Appearing on the festival’s Sala Grande screen, Zelensky told the global film industry audience that Russia is staging “a primitive plot in three acts for the world to make three dramatic mistakes. To get used to the war. To put up with the war. To forget about the war.”
More than half a year since Russia first invaded, the war in Ukraine is “a drama based on real-life events” that is “embodied in life by real savages, murderers, torturers, terrorists,” Zelensky said.
“A tragedy accompanied not by Morricone’s brilliant music, but by gruesome ditties and sounds of explosions, gunshots and air raid sirens. Horror, not 120 minutes but 189 days long.”
The Ukrainian president’s speech introduced a credits-like scroll of the names of 358 Ukrainian children under the heading “Russia killed.”
“I want every country, every nation, every institution and community in the world to have a clear idea of what Ukraine is going through now. To hear about this war in the most understandable language. For you, this is the language of cinematography,” Zelensky said, noting that most viewers would “stand up and leave” during closing credits.

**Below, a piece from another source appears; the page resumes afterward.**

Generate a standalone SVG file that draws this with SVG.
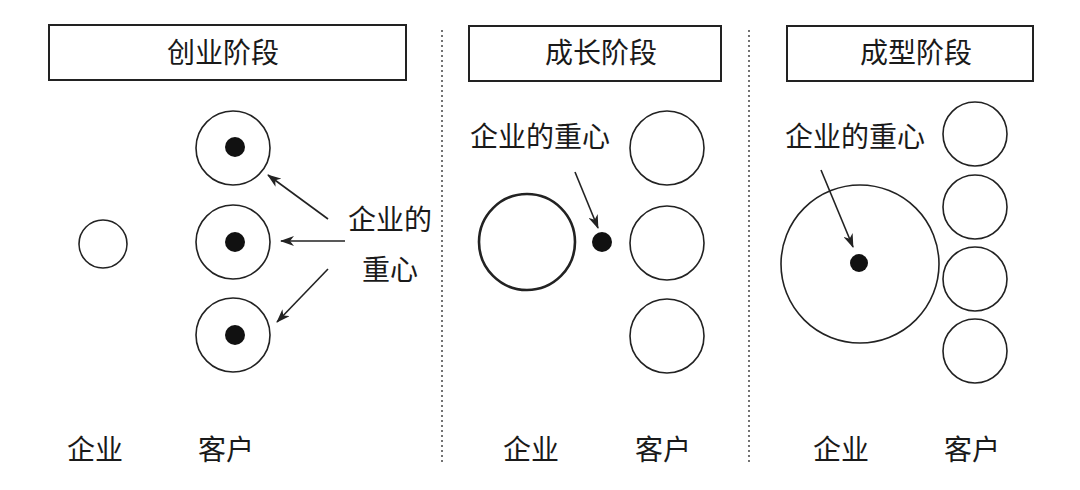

“Whenever someone talks about being tired of Ukraine, these titles should be mentioned. To get tired of Ukraine means to brush off these names. To forget these names.”
The video reported 735 children wounded in the conflict, 223 children missing and another 7,013 children abducted or forcibly taken out of the country.
Zelensky’s speech came the night before a mission of experts from the United Nations International Atomic Energy Agency arrived Thursday at Ukraine’s Zaporizhzhya plant, where the conflict with Russia has stoked concerns about potential nuclear accident.
Russia has controlled the area where the nuclear power plant, still operated by Ukrainians, is located since early in the war, and the two countries have swapped blame for recent nearby strikes that Ukraine says have damaged buildings at the plant.
Zelensky has called the shelling “Russian nuclear terror” and warned of a possible “radiation disaster.”
Sens. Rob Portman (R-Ohio) and Amy Klobuchar (D-Minn.) met with Zelensky in Ukraine on Tuesday, a week after President Biden announced a nearly $3 billion security assistance package to support Ukraine as the conflict drags on.